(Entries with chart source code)
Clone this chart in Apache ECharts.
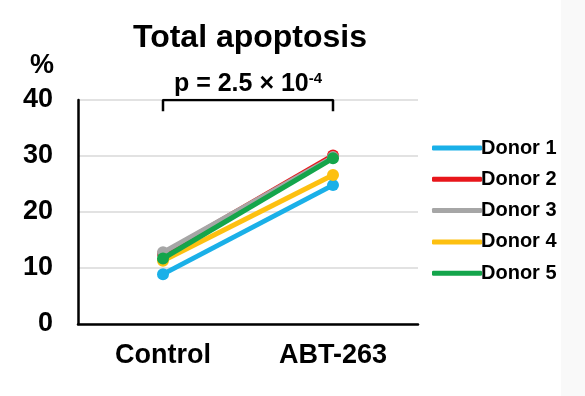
<!DOCTYPE html>
<html>
<head>
<meta charset="utf-8">
<script src="https://cdn.jsdelivr.net/npm/echarts@6/dist/echarts.min.js"></script>
<style>
  html, body { margin: 0; padding: 0; background: #fff; }
  #chart { width: 585px; height: 396px; }
</style>
</head>
<body>
<div id="chart"></div>
<script>
var categories = ['Control', 'ABT-263'];
var donorNames = ['Donor 1', 'Donor 2', 'Donor 3', 'Donor 4', 'Donor 5'];
var donorColors = ['#1ab0e8', '#e8161b', '#a6a6a6', '#fdc010', '#14a54b'];
var donor1 = [8.9, 24.8];
var donor2 = [12.5, 30.1];
var donor3 = [12.8, 29.8];
var donor4 = [11.3, 26.6];
var donor5 = [11.7, 29.6];
var yTicks = [0, 10, 20, 30, 40];
var bracket = [['Control', 38], ['Control', 40], ['ABT-263', 40], ['ABT-263', 38]];

var donorValues = [donor1, donor2, donor3, donor4, donor5];
var font = 'Liberation Sans, Arial, sans-serif';

var myChart = echarts.init(document.getElementById('chart'));

var series = donorNames.map(function (name, i) {
  return {
    name: name,
    type: 'line',
    data: donorValues[i],
    symbol: 'circle',
    symbolSize: 12,
    lineStyle: { width: 5, color: donorColors[i] },
    itemStyle: { color: donorColors[i] },
    z: 3 + i
  };
});

// significance bracket
series.push({
  name: 'bracket',
  type: 'line',
  data: bracket,
  symbol: 'none',
  lineStyle: { width: 2.5, color: '#000' },
  silent: true,
  z: 10
});

var option = {
  backgroundColor: '#fff',
  animation: false,
  title: [
    {
      text: 'Total apoptosis',
      left: 245,
      top: 17,
      textAlign: 'center',
      textStyle: { fontFamily: font, fontSize: 32, fontWeight: 'bold', color: '#000' }
    },
    {
      text: '%',
      left: 37,
      top: 47,
      textAlign: 'center',
      textStyle: { fontFamily: font, fontSize: 27, fontWeight: 'bold', color: '#000' }
    },
    {
      text: 'p = 2.5 × 10{sup|-4}',
      left: 243,
      top: 66,
      textAlign: 'center',
      textStyle: {
        fontFamily: font, fontSize: 25, fontWeight: 'bold', color: '#000',
        rich: {
          sup: { fontFamily: font, fontSize: 15, fontWeight: 'bold', color: '#000', verticalAlign: 'top', padding: [0, 0, 12, 0] }
        }
      }
    }
  ],
  legend: {
    data: donorNames,
    orient: 'vertical',
    left: 427,
    top: 133,
    itemWidth: 50,
    itemHeight: 5,
    itemGap: 11.3,
    icon: 'roundRect',
    textStyle: { fontFamily: font, fontSize: 20, fontWeight: 'bold', color: '#000', padding: [0, 0, 0, -6] }
  },
  graphic: [
    { type: 'rect', shape: { x: 561, y: 0, width: 24, height: 396 }, style: { fill: '#f9f9f9' }, silent: true, z: -10 }
  ],
  grid: { left: 78, right: 167, top: 100, bottom: 72 },
  xAxis: {
    type: 'category',
    data: categories,
    boundaryGap: true,
    axisLine: { lineStyle: { color: '#000', width: 2.5 } },
    axisTick: { show: false },
    axisLabel: { fontFamily: font, fontSize: 27, fontWeight: 'bold', color: '#000', margin: 18 }
  },
  yAxis: {
    type: 'value',
    min: yTicks[0],
    max: yTicks[yTicks.length - 1],
    interval: 10,
    axisLine: { show: true, lineStyle: { color: '#000', width: 2.5 } },
    axisTick: { show: false },
    splitLine: { lineStyle: { color: '#d9d9d9', width: 1.5 } },
    axisLabel: { fontFamily: font, fontSize: 27, fontWeight: 'bold', color: '#000', margin: 25 }
  },
  series: series
};

myChart.setOption(option);
</script>
</body>
</html>
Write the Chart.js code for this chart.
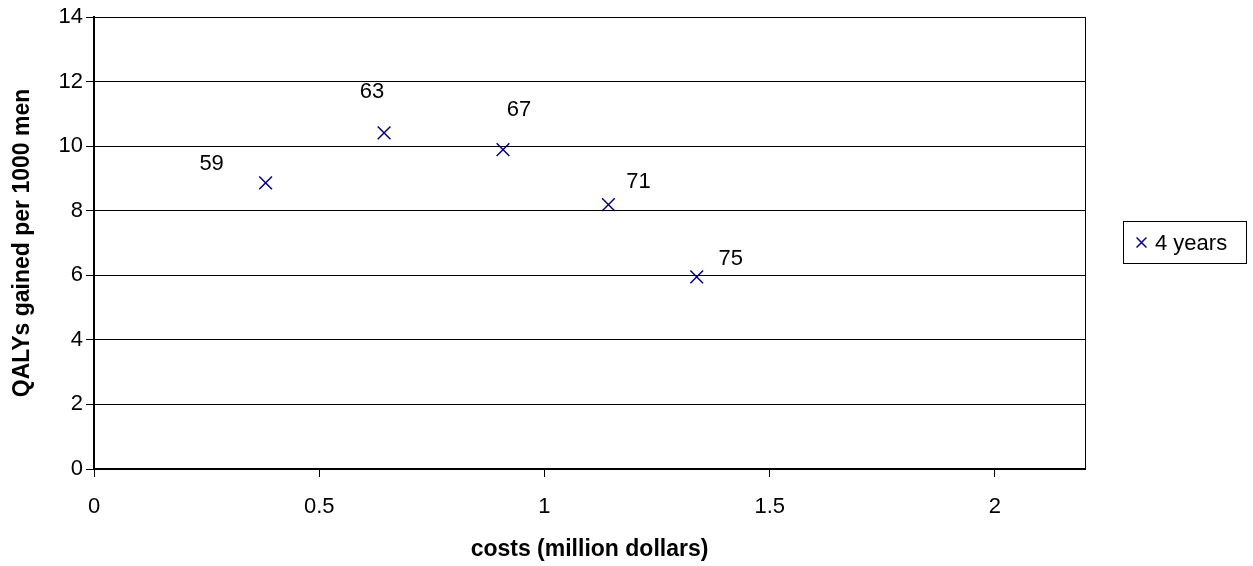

To do>
Transcribe the records word for word and include no pictures.

Complete response>
Clone this chart in Apache ECharts.
<!DOCTYPE html>
<html>
<head>
<meta charset="utf-8">
<script src="https://cdn.jsdelivr.net/npm/echarts@6/dist/echarts.min.js"></script>
<style>
  html, body { margin: 0; padding: 0; background: #fff; }
  #chart { width: 585px; height: 396px; }
</style>
</head>
<body>
<div id="chart"></div>
<script>
var categories = ['Control', 'ABT-263'];
var donorNames = ['Donor 1', 'Donor 2', 'Donor 3', 'Donor 4', 'Donor 5'];
var donorColors = ['#1ab0e8', '#e8161b', '#a6a6a6', '#fdc010', '#14a54b'];
var donor1 = [8.9, 24.8];
var donor2 = [12.5, 30.1];
var donor3 = [12.8, 29.8];
var donor4 = [11.3, 26.6];
var donor5 = [11.7, 29.6];
var yTicks = [0, 10, 20, 30, 40];
var bracket = [['Control', 38], ['Control', 40], ['ABT-263', 40], ['ABT-263', 38]];

var donorValues = [donor1, donor2, donor3, donor4, donor5];
var font = 'Liberation Sans, Arial, sans-serif';

var myChart = echarts.init(document.getElementById('chart'));

var series = donorNames.map(function (name, i) {
  return {
    name: name,
    type: 'line',
    data: donorValues[i],
    symbol: 'circle',
    symbolSize: 12,
    lineStyle: { width: 5, color: donorColors[i] },
    itemStyle: { color: donorColors[i] },
    z: 3 + i
  };
});

// significance bracket
series.push({
  name: 'bracket',
  type: 'line',
  data: bracket,
  symbol: 'none',
  lineStyle: { width: 2.5, color: '#000' },
  silent: true,
  z: 10
});

var option = {
  backgroundColor: '#fff',
  animation: false,
  title: [
    {
      text: 'Total apoptosis',
      left: 245,
      top: 17,
      textAlign: 'center',
      textStyle: { fontFamily: font, fontSize: 32, fontWeight: 'bold', color: '#000' }
    },
    {
      text: '%',
      left: 37,
      top: 47,
      textAlign: 'center',
      textStyle: { fontFamily: font, fontSize: 27, fontWeight: 'bold', color: '#000' }
    },
    {
      text: 'p = 2.5 × 10{sup|-4}',
      left: 243,
      top: 66,
      textAlign: 'center',
      textStyle: {
        fontFamily: font, fontSize: 25, fontWeight: 'bold', color: '#000',
        rich: {
          sup: { fontFamily: font, fontSize: 15, fontWeight: 'bold', color: '#000', verticalAlign: 'top', padding: [0, 0, 12, 0] }
        }
      }
    }
  ],
  legend: {
    data: donorNames,
    orient: 'vertical',
    left: 427,
    top: 133,
    itemWidth: 50,
    itemHeight: 5,
    itemGap: 11.3,
    icon: 'roundRect',
    textStyle: { fontFamily: font, fontSize: 20, fontWeight: 'bold', color: '#000', padding: [0, 0, 0, -6] }
  },
  graphic: [
    { type: 'rect', shape: { x: 561, y: 0, width: 24, height: 396 }, style: { fill: '#f9f9f9' }, silent: true, z: -10 }
  ],
  grid: { left: 78, right: 167, top: 100, bottom: 72 },
  xAxis: {
    type: 'category',
    data: categories,
    boundaryGap: true,
    axisLine: { lineStyle: { color: '#000', width: 2.5 } },
    axisTick: { show: false },
    axisLabel: { fontFamily: font, fontSize: 27, fontWeight: 'bold', color: '#000', margin: 18 }
  },
  yAxis: {
    type: 'value',
    min: yTicks[0],
    max: yTicks[yTicks.length - 1],
    interval: 10,
    axisLine: { show: true, lineStyle: { color: '#000', width: 2.5 } },
    axisTick: { show: false },
    splitLine: { lineStyle: { color: '#d9d9d9', width: 1.5 } },
    axisLabel: { fontFamily: font, fontSize: 27, fontWeight: 'bold', color: '#000', margin: 25 }
  },
  series: series
};

myChart.setOption(option);
</script>
</body>
</html>
Write the Chart.js code for this chart.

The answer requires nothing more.